The special session will consider “enacting, revising, repealing or amending state law for the division of Georgia into appropriate districts for the State Senate, State House of Representatives, U.S. House of Representatives, or any other state office elected by district.”
Kemp says any redrawn maps to come out of the special session will be for the 2028 election cycle, as primary voting is already underway for the 2026 election. Currently, Democrats hold five of the state’s 14 congressional seats. As Politico reported, it is unclear at this point how many of those five seats will be targeted.
Georgia Democrats are blasting the governor’s move to redistrict. Charlie Bailey, chair of the Democratic Party of Georgia, calls it a “brazen attempt to take away the voting power of Black Georgians” and a Republican attempt to “strip Georgians of their access to fair representation.”

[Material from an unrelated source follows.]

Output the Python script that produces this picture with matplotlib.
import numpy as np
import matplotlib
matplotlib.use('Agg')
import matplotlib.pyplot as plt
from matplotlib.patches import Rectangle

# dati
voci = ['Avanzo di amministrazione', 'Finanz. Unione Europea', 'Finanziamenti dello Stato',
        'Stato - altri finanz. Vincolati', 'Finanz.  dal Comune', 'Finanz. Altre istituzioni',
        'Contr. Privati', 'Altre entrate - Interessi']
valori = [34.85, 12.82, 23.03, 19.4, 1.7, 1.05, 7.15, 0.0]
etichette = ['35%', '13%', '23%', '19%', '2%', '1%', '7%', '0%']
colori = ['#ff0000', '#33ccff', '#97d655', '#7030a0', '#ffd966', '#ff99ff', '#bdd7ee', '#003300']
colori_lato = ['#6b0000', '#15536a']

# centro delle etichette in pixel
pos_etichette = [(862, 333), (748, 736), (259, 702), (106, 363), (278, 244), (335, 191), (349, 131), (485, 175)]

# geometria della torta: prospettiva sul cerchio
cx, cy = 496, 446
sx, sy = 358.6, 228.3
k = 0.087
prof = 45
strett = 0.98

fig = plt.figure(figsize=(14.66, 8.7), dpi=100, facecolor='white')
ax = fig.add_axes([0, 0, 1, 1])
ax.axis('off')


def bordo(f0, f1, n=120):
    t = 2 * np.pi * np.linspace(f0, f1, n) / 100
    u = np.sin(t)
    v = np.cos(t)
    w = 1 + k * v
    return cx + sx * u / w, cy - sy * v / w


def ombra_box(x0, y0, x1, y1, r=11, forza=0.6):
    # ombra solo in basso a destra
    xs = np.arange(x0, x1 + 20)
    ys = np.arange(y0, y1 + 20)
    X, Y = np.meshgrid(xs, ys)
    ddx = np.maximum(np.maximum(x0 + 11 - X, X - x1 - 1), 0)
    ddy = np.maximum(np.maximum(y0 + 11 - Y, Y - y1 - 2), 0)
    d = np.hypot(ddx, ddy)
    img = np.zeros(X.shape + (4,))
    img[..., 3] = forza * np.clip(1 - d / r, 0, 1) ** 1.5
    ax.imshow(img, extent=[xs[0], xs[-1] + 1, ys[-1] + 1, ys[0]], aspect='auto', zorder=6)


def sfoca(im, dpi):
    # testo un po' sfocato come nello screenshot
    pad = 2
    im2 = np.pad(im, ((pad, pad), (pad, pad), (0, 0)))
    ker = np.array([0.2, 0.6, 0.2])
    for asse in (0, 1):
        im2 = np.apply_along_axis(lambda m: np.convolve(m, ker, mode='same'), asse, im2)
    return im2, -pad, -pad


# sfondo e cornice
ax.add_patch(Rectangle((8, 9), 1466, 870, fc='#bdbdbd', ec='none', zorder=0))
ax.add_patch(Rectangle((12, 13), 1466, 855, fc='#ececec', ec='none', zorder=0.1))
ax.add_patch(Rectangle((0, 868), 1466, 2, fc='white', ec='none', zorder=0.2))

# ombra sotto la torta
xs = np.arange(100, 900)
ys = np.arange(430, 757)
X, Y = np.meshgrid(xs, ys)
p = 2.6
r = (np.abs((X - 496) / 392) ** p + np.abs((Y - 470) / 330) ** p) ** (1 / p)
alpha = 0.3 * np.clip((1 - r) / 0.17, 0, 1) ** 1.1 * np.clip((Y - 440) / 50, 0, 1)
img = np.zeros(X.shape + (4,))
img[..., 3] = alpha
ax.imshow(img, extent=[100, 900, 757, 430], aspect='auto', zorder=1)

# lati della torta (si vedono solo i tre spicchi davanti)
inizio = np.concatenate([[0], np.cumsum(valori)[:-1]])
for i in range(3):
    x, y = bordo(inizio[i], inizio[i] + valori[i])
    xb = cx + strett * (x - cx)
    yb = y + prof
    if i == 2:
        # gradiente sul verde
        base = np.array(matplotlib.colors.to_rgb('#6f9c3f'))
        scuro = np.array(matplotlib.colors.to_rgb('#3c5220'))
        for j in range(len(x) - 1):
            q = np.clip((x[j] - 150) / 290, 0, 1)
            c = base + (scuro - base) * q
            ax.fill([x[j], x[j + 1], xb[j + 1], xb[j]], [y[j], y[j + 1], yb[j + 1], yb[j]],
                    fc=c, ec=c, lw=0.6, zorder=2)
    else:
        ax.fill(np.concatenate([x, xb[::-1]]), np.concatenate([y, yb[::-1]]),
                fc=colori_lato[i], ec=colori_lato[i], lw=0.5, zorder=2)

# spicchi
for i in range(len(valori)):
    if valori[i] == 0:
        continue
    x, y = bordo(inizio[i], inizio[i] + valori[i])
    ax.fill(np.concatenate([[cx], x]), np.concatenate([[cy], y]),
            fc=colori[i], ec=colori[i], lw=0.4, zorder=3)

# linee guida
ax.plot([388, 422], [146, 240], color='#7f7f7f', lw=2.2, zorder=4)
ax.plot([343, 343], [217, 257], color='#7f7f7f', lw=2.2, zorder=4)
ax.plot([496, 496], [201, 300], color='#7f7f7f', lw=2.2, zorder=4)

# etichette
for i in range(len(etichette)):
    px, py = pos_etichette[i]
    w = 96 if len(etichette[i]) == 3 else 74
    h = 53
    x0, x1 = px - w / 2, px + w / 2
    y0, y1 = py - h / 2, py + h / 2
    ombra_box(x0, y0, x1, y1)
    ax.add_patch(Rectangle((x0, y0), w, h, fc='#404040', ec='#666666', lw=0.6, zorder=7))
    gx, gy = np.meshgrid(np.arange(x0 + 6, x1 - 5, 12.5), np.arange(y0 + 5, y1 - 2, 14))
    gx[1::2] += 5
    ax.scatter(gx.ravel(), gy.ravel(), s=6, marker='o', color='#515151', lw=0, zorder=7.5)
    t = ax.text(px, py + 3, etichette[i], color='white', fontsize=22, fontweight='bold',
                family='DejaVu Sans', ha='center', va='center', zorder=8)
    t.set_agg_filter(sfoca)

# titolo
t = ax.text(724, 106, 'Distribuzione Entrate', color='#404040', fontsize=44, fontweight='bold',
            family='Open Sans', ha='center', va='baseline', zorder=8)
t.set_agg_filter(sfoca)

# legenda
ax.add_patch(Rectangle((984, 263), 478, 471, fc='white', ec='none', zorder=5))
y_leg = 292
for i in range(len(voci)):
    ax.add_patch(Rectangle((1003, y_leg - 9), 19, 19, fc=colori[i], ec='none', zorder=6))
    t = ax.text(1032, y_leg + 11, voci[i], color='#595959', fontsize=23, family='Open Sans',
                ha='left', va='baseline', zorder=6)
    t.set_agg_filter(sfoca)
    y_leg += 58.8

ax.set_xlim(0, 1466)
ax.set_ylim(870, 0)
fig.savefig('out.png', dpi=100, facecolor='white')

Not a single Black voter would lose his or her ability to vote, nor is it valid to assume Black voters would vote in unison. And as a new Politico poll indicates, the issue is Democratic Party power.
The poll of voters who supported Kamala Harris reveals Democrats are more interested in gaining power over GOP than in protecting majority-minority districts—and thus Black-held seats. As a general proposition, the Democrats polled said they want to keep majority-minority districts “even if it means Democrats draw fewer seats.”

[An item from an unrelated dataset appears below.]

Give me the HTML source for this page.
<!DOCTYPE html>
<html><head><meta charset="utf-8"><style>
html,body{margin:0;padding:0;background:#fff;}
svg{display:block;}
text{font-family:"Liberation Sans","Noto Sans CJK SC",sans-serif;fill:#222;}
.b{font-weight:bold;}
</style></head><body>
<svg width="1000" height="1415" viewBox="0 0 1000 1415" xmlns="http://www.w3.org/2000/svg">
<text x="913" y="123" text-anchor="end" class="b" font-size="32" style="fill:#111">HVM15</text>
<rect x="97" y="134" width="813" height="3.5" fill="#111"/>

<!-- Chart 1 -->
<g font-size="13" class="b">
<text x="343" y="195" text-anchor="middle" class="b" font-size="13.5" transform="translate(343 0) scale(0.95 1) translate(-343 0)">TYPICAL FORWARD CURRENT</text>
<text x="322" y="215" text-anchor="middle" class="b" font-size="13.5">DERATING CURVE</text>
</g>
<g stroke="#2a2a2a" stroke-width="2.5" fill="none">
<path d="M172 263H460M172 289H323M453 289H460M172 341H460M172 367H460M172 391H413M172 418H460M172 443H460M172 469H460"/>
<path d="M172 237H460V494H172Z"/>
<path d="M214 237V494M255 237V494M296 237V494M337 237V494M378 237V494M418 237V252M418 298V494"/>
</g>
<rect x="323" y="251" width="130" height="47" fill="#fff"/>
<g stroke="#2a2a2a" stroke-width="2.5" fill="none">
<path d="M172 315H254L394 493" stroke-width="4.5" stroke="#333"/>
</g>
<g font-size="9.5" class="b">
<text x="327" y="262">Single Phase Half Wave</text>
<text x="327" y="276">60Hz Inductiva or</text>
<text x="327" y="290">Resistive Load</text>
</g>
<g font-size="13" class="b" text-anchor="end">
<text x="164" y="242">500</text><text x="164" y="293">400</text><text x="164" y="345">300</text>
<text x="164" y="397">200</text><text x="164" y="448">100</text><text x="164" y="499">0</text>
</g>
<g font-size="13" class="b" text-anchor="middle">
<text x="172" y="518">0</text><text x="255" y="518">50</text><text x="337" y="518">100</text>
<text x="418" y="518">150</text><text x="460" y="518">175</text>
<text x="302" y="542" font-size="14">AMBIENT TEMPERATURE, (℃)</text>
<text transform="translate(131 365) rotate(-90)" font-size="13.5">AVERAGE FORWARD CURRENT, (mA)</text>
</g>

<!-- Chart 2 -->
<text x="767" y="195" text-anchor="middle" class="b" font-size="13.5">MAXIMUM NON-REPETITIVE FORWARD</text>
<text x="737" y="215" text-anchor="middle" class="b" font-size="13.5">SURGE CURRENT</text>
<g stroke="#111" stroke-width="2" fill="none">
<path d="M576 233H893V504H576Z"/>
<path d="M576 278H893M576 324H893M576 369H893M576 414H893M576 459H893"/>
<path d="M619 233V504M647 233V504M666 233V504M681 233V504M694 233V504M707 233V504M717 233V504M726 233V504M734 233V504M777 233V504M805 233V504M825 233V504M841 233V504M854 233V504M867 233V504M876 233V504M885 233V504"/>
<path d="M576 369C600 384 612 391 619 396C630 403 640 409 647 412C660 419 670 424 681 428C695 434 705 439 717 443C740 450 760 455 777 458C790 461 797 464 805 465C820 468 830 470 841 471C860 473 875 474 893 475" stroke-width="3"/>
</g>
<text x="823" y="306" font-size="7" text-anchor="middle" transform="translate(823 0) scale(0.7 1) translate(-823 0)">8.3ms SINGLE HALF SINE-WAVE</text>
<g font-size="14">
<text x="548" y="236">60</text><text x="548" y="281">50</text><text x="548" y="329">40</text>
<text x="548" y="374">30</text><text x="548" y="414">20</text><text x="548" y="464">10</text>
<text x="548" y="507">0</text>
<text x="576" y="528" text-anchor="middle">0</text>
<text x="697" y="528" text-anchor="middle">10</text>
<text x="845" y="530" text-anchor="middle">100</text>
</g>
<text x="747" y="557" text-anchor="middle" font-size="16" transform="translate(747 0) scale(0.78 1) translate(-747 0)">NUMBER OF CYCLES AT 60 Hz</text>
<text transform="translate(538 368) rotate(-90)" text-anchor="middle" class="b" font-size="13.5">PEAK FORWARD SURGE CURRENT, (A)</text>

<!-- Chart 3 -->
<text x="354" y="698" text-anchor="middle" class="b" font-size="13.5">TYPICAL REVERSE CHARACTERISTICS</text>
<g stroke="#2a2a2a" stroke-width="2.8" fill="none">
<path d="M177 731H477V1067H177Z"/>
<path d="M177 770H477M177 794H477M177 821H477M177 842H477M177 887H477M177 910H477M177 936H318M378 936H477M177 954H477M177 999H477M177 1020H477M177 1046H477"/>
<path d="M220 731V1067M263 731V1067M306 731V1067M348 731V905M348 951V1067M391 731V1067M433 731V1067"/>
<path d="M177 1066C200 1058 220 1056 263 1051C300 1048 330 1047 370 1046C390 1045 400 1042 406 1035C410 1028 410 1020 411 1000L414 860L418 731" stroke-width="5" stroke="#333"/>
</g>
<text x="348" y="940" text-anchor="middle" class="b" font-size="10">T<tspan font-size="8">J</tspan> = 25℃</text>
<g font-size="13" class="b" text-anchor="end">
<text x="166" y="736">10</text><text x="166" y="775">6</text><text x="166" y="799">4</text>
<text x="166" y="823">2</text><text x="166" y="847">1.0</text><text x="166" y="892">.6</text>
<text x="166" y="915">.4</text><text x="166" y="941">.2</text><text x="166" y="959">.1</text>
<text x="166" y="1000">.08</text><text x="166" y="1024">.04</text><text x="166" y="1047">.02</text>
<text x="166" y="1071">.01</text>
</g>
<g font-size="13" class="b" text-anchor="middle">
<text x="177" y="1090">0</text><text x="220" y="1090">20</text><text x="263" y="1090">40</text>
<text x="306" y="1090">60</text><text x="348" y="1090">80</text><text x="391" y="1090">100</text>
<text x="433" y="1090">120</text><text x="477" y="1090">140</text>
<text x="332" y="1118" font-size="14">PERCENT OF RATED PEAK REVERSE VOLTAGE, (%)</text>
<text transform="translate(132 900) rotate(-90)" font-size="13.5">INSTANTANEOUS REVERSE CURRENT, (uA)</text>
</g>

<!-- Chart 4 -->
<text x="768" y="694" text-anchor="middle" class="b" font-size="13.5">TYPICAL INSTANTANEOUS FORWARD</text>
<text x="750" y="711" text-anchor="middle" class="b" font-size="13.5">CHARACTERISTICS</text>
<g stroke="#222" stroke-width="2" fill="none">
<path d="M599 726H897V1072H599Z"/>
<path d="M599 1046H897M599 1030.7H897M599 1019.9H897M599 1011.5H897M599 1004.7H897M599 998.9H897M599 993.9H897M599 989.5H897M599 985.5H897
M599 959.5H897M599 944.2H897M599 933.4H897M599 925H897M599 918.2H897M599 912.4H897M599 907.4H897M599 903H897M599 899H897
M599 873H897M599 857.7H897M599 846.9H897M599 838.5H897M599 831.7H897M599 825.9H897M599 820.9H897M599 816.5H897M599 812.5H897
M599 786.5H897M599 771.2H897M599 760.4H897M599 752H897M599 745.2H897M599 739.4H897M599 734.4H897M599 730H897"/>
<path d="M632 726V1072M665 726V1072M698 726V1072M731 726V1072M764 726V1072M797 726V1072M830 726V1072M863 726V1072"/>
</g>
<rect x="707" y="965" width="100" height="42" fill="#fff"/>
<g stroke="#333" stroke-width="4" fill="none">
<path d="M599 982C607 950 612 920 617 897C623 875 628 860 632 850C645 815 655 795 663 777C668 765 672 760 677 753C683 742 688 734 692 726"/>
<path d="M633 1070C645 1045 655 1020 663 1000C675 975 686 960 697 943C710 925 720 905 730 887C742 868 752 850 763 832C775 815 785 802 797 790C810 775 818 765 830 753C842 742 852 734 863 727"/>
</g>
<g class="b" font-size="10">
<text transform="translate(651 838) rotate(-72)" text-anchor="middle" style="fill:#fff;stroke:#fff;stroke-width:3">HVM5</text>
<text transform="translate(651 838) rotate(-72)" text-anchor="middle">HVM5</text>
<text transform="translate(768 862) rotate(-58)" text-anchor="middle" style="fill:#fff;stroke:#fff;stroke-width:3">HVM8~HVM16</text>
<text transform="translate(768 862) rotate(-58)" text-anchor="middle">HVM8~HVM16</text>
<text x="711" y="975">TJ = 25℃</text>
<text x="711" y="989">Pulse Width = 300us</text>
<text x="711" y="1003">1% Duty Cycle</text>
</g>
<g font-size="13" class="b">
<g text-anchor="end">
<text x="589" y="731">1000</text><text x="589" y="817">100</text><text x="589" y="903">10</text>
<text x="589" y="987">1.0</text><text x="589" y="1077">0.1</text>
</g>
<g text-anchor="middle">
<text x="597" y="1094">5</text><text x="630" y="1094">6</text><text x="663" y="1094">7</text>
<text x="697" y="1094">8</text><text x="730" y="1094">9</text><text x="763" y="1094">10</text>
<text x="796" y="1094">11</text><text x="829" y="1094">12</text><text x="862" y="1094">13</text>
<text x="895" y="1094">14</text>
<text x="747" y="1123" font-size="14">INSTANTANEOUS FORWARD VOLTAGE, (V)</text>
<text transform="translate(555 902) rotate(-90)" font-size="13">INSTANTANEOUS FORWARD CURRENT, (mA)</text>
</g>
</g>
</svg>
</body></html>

However, according to Politico’s Erin Doherty, Andrew Howard, and Riley Rogerson, “that number changes significantly when the question is asked in the context of the Supreme Court ruling and Republican gerrymandering—and a 45 percent plurality instead say that Democrats must counter GOP efforts, ‘even if it means reducing the number of majority-minority districts.’”
As the Politico headline summarizes: “Democrats would give up Black voting power to beat the GOP.”
But still, the Democrats play the race card, Brianna Lyman at The Federalist wrote in response to the poll. “The difference is that rather than openly admit the fight is about partisan advantage, Democrat leaders are framing Republican redistricting efforts as racist in hopes of guilt-tripping squishy Republicans into backing down.”
Thus far, it looks like a number of red states are not backing down.
The South Moves to Act on SCOTUS Ruling
Georgia is among several states in the South that have moved to redistrict in the wake of the Supreme Court decision. Both Florida and Tennessee have already approved redrawn congressional maps. On Wednesday, South Carolina Gov. Henry McMaster also called for a special legislative session that, if Republicans have their way, will eliminate the sole Democrat district in the state.
Louisiana’s Legislature has advanced pro-Republican redistricting. The state delayed the start of House primaries and is moving to redraw its map after the high court ruled the state’s addition of a second majority-Black congressional district is unconstitutional.